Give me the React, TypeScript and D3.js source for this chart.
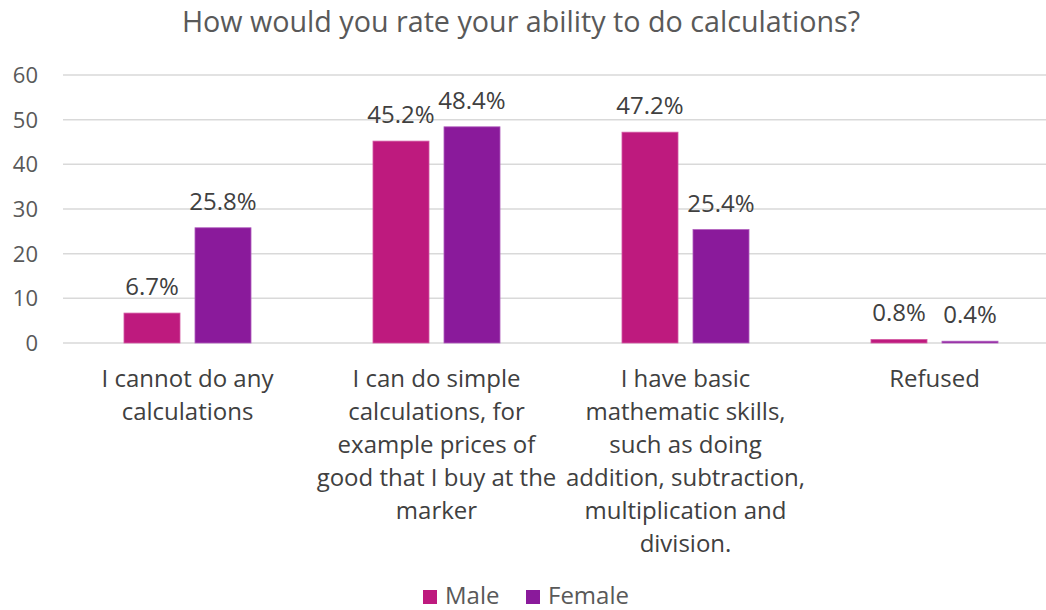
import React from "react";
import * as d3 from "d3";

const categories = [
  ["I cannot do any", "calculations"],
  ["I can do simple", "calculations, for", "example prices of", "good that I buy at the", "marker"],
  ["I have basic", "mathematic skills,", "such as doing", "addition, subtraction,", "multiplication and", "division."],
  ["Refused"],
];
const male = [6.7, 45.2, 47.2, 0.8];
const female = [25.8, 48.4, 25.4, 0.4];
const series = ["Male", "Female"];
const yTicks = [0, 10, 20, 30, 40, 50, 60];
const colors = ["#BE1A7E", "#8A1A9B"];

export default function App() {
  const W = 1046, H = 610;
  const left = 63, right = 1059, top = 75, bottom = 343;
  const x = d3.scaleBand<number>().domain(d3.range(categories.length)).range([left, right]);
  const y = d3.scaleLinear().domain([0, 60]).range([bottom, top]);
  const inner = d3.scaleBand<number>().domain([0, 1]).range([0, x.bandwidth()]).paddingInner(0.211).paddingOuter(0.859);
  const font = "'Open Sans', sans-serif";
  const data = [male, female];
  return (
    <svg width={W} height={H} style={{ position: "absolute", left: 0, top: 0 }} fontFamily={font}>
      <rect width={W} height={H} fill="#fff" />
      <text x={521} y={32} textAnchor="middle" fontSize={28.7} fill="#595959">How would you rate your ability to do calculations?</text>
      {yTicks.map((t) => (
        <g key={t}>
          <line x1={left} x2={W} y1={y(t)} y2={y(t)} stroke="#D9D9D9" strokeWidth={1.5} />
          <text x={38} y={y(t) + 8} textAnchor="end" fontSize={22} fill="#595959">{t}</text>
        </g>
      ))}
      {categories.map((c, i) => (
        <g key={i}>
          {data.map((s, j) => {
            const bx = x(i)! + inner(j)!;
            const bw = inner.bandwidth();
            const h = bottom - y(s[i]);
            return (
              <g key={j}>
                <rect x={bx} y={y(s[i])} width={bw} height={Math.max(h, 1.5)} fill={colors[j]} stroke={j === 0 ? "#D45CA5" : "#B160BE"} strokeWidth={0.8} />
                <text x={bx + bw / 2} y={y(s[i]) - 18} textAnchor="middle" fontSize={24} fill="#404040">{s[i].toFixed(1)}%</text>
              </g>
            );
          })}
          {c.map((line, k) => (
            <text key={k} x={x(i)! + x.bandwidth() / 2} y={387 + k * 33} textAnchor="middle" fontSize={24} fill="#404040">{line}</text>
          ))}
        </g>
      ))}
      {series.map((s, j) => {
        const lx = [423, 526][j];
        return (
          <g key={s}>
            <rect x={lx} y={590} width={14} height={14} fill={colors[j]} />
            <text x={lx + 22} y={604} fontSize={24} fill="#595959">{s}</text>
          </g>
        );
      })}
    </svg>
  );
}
-------
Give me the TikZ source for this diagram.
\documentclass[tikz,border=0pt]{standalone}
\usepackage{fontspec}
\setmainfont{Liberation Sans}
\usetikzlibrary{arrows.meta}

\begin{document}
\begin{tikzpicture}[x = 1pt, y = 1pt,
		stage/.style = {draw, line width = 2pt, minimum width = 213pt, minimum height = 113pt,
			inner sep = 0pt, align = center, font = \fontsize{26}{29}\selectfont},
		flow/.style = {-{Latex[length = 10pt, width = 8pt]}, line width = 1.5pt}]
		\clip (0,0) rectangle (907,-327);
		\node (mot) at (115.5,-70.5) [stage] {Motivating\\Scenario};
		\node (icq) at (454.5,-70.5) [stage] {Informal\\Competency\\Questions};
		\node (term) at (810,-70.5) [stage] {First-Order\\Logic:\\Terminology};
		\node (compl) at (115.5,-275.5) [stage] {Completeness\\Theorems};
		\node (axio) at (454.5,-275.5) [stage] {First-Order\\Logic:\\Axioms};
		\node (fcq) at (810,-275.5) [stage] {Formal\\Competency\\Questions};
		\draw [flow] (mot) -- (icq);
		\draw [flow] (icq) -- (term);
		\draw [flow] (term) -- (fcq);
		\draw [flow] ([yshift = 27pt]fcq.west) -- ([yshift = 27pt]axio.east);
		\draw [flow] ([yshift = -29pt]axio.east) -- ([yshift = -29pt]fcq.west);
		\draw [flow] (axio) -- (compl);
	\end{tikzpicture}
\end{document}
-------
What the task asks: Reproduce the data above exactly, but only from the line containing "Give me the React, TypeScript" through the line containing "import * as"; skip the pictures.

Exercise response:
Give me the React, TypeScript and D3.js source for this chart.
import React from "react";
import * as d3 from "d3";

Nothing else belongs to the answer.